> [Exercise]: Return each line containing the string "this".
---*---
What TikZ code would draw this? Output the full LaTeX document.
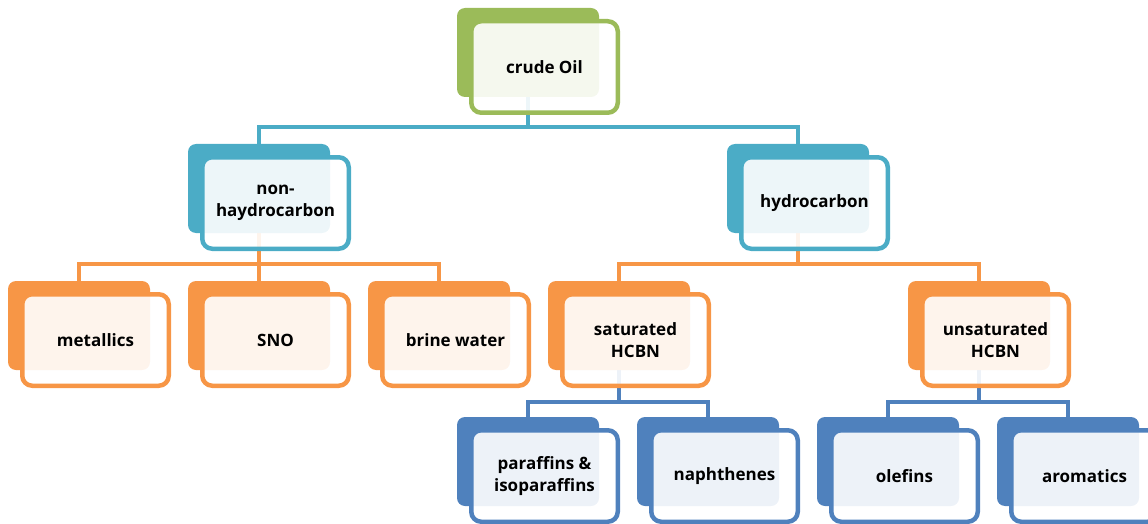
\documentclass[tikz,border=0pt]{standalone}
\usepackage{fontspec}
\setmainfont{Open Sans}
\usetikzlibrary{backgrounds}
\definecolor{cgreen}{HTML}{9BBB59}
\definecolor{caqua}{HTML}{4BACC6}
\definecolor{corange}{HTML}{F79646}
\definecolor{cblue}{HTML}{4F81BD}
\tikzset{
  backbox/.style={rectangle, rounded corners=8pt, inner sep=0pt, outer sep=0pt,
    minimum width=142pt, minimum height=89pt},
  frontbox/.style={rectangle, rounded corners=10pt, line width=4.5pt, inner sep=0pt, outer sep=0pt,
    minimum width=146.5pt, minimum height=91.5pt, fill=white, fill opacity=0.9, text opacity=1,
    align=center, font=\fontsize{17}{22}\selectfont\bfseries},
  link/.style={line width=4pt}
}
\newcommand\mknode[5]{%
  \node[backbox, fill=#2] (#1B) at (#3+71, #4+44.5) {};
  \node[frontbox, draw=#2] (#1) at (#3+87.5, #4+59) {#5};
}
\begin{document}
\begin{tikzpicture}[x=1pt, y=-1pt]
\useasboundingbox (0,0) rectangle (1148,524);
\clip (0,0) rectangle (1148,524);
\mknode{crude}{cgreen}{457}{8}{crude Oil}
\mknode{non}{caqua}{188}{144}{non-\\haydrocarbon}
\mknode{hyd}{caqua}{727}{144}{hydrocarbon}
\mknode{met}{corange}{8}{281}{metallics}
\mknode{sno}{corange}{188}{281}{SNO}
\mknode{brine}{corange}{368}{281}{brine water}
\mknode{sat}{corange}{548}{281}{saturated\\HCBN}
\mknode{unsat}{corange}{908}{281}{unsaturated\\HCBN}
\mknode{par}{cblue}{457}{417}{paraffins \&\\isoparaffins}
\mknode{nap}{cblue}{637}{417}{naphthenes}
\mknode{ole}{cblue}{817}{417}{olefins}
\mknode{aro}{cblue}{997}{417}{aromatics}
\begin{pgfonlayer}{background}
  \draw[link, caqua] (crudeB.south) -- ++(0,30) coordinate (b1) -| (nonB.north);
  \draw[link, caqua] (b1) -| (hydB.north);
  \draw[link, corange] (nonB.south) -- ++(0,31) coordinate (b2) -| (metB.north);
  \draw[link, corange] (b2) -| (snoB.north);
  \draw[link, corange] (b2) -| (brineB.north);
  \draw[link, corange] (hydB.south) -- ++(0,31) coordinate (b3) -| (satB.north);
  \draw[link, corange] (b3) -| (unsatB.north);
  \draw[link, cblue] (satB.south) -- ++(0,32) coordinate (b4) -| (parB.north);
  \draw[link, cblue] (b4) -| (napB.north);
  \draw[link, cblue] (unsatB.south) -- ++(0,32) coordinate (b5) -| (oleB.north);
  \draw[link, cblue] (b5) -| (aroB.north);
\end{pgfonlayer}
\end{tikzpicture}
\end{document}
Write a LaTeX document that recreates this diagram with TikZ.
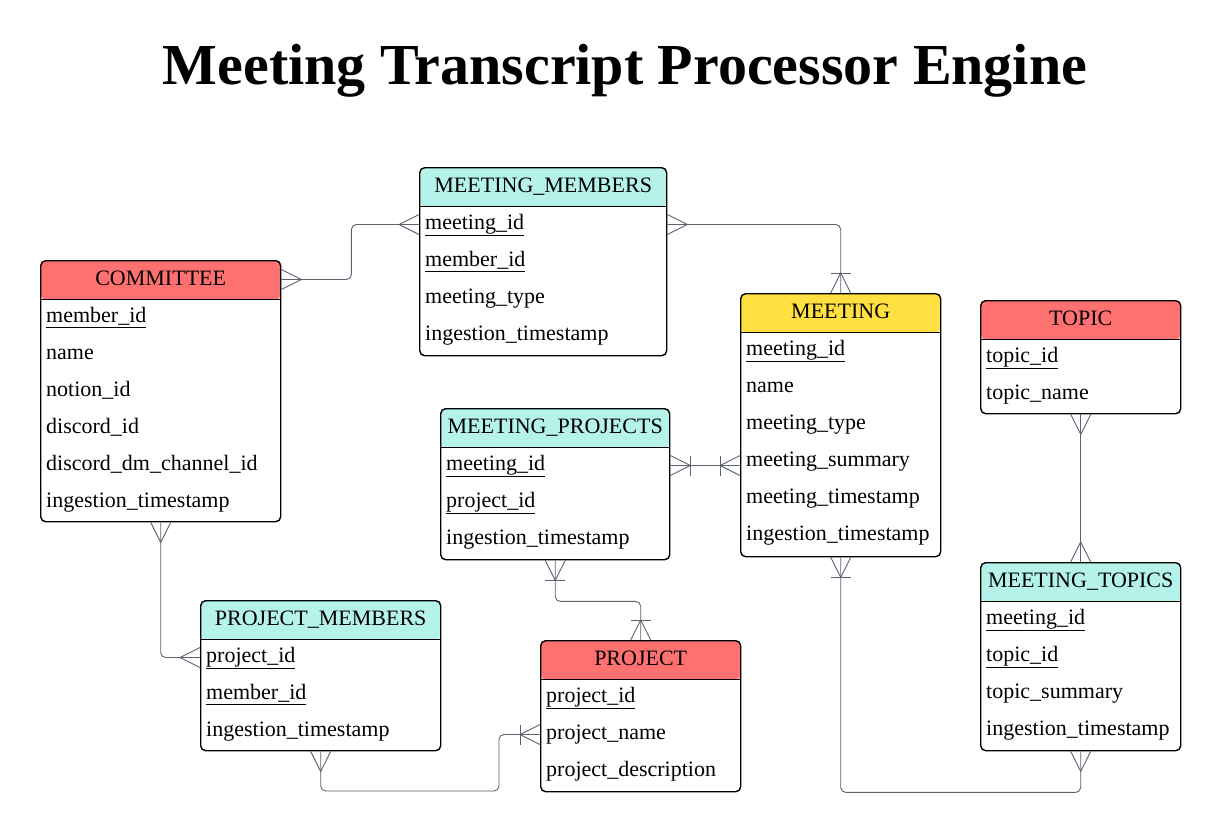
\documentclass[tikz,border=0pt]{standalone}
\usepackage{fontspec}
\setmainfont{Liberation Serif}
\usetikzlibrary{positioning,calc}

\definecolor{hcyan}{HTML}{B5F3EA}
\definecolor{hred}{HTML}{FF7070}
\definecolor{hyel}{HTML}{FFE040}
\definecolor{lnk}{HTML}{5C6170}

\newcommand{\pk}[1]{\underline{#1}}

\begin{document}
\begin{tikzpicture}[
  x=1pt, y=1pt,
  font=\fontsize{22}{26}\selectfont,
  tbl/.style={draw, line width=1.4pt, rounded corners=5pt, anchor=north west,
              inner sep=0pt, fill=white,
              path picture={
                \fill[#1] (path picture bounding box.north west)
                  rectangle ([yshift=-39pt]path picture bounding box.north east);
                \draw[line width=1.4pt] ([yshift=-39pt]path picture bounding box.north west)
                  -- ([yshift=-39pt]path picture bounding box.north east);}},
  hdr/.style={inner sep=0pt, text height=15pt, text depth=3pt},
  fld/.style={anchor=west, inner sep=0pt, text height=15pt, text depth=5pt},
  conn/.style={draw=lnk, line width=0.9pt, rounded corners=5pt},
  crowmany/.pic={\draw[conn, rounded corners=0pt] (0,-10) -- (20,0) -- (0,10);},
  crowone/.pic={\draw[conn, rounded corners=0pt] (0,-10) -- (20,0) -- (0,10);
                \draw[conn, rounded corners=0pt] (20,-10) -- (20,10);},
]
  \useasboundingbox (0,0) rectangle (1220,-832);

  \node[font=\fontsize{58}{60}\selectfont\bfseries, anchor=base] (title) at (625,-85)
       {Meeting Transcript Processor Engine};

  % entities
  \node[tbl=hred, minimum width=240pt, minimum height=261pt] (com) at (40,-260) {};
  \node[hdr] (comh) at ([yshift=-19.5pt]com.north) {COMMITTEE};
  \foreach \t [count=\i] in {\pk{member\_id}, name, notion\_id, discord\_id,
                             discord\_dm\_channel\_id, ingestion\_timestamp}
    \node[fld] (com-\i) at ([xshift=6pt, yshift={-20.5pt-37pt*\i}]com.north west) {\t};

  \node[tbl=hcyan, minimum width=247pt, minimum height=188pt] (mm) at (419,-167) {};
  \node[hdr] (mmh) at ([yshift=-19.5pt]mm.north) {MEETING\_MEMBERS};
  \foreach \t [count=\i] in {\pk{meeting\_id}, \pk{member\_id}, meeting\_type,
                             ingestion\_timestamp}
    \node[fld] (mm-\i) at ([xshift=6pt, yshift={-20.5pt-37pt*\i}]mm.north west) {\t};

  \node[tbl=hyel, minimum width=200pt, minimum height=263pt] (mtg) at (740,-293) {};
  \node[hdr] (mtgh) at ([yshift=-19.5pt]mtg.north) {MEETING};
  \foreach \t [count=\i] in {\pk{meeting\_id}, name, meeting\_type, meeting\_summary,
                             meeting\_timestamp, ingestion\_timestamp}
    \node[fld] (mtg-\i) at ([xshift=6pt, yshift={-20.5pt-37pt*\i}]mtg.north west) {\t};

  \node[tbl=hred, minimum width=200pt, minimum height=113pt] (top) at (980,-300) {};
  \node[hdr] (toph) at ([yshift=-19.5pt]top.north) {TOPIC};
  \foreach \t [count=\i] in {\pk{topic\_id}, topic\_name}
    \node[fld] (top-\i) at ([xshift=6pt, yshift={-20.5pt-37pt*\i}]top.north west) {\t};

  \node[tbl=hcyan, minimum width=229pt, minimum height=151pt] (mp) at (440,-408) {};
  \node[hdr] (mph) at ([yshift=-19.5pt]mp.north) {MEETING\_PROJECTS};
  \foreach \t [count=\i] in {\pk{meeting\_id}, \pk{project\_id}, ingestion\_timestamp}
    \node[fld] (mp-\i) at ([xshift=6pt, yshift={-20.5pt-37pt*\i}]mp.north west) {\t};

  \node[tbl=hcyan, minimum width=240pt, minimum height=150pt] (pm) at (200,-600) {};
  \node[hdr] (pmh) at ([yshift=-19.5pt]pm.north) {PROJECT\_MEMBERS};
  \foreach \t [count=\i] in {\pk{project\_id}, \pk{member\_id}, ingestion\_timestamp}
    \node[fld] (pm-\i) at ([xshift=6pt, yshift={-20.5pt-37pt*\i}]pm.north west) {\t};

  \node[tbl=hred, minimum width=200pt, minimum height=151pt] (prj) at (540,-640) {};
  \node[hdr] (prjh) at ([yshift=-19.5pt]prj.north) {PROJECT};
  \foreach \t [count=\i] in {\pk{project\_id}, project\_name, project\_description}
    \node[fld] (prj-\i) at ([xshift=6pt, yshift={-20.5pt-37pt*\i}]prj.north west) {\t};

  \node[tbl=hcyan, minimum width=200pt, minimum height=188pt] (mt) at (980,-562) {};
  \node[hdr] (mth) at ([yshift=-19.5pt]mt.north) {MEETING\_TOPICS};
  \foreach \t [count=\i] in {\pk{meeting\_id}, \pk{topic\_id}, topic\_summary,
                             ingestion\_timestamp}
    \node[fld] (mt-\i) at ([xshift=6pt, yshift={-20.5pt-37pt*\i}]mt.north west) {\t};

  % relations
  \draw[conn] (com.east |- comh) -- ++(70,0) |- (mm.west |- mm-1);
  \pic at (com.east |- comh) {crowmany};
  \pic[rotate=180] at (mm.west |- mm-1) {crowmany};

  \draw[conn] (mm.east |- mm-1) -| (mtg.north);
  \pic at (mm.east |- mm-1) {crowmany};
  \pic[rotate=90] at (mtg.north) {crowone};

  \draw[conn] (mp.east |- mp-1) -- (mtg.west |- mp-1);
  \pic at (mp.east |- mp-1) {crowone};
  \pic[rotate=180] at (mtg.west |- mp-1) {crowone};

  \draw[conn] (mp.south) -- ++(0,-41) -| (prj.north);
  \pic[rotate=-90] at (mp.south) {crowone};
  \pic[rotate=90] at (prj.north) {crowone};

  \draw[conn] (com.south) |- (pm.west |- pm-1);
  \pic[rotate=-90] at (com.south) {crowmany};
  \pic[rotate=180] at (pm.west |- pm-1) {crowmany};

  \coordinate (pmbend) at (499,-791);
  \draw[conn] (pm.south) |- (pmbend) |- (prj.west |- prj-2);
  \pic[rotate=-90] at (pm.south) {crowmany};
  \pic[rotate=180] at (prj.west |- prj-2) {crowone};

  \draw[conn] (mtg.south) |- ([yshift=-41pt]mt.south) -- (mt.south);
  \pic[rotate=-90] at (mtg.south) {crowone};
  \pic[rotate=-90] at (mt.south) {crowmany};

  \draw[conn] (top.south) -- (mt.north);
  \pic[rotate=-90] at (top.south) {crowmany};
  \pic[rotate=90] at (mt.north) {crowmany};
\end{tikzpicture}
\end{document}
---*---
> [Reply to the exercise]:
What TikZ code would draw this? Output the full LaTeX document.
Write a LaTeX document that recreates this diagram with TikZ.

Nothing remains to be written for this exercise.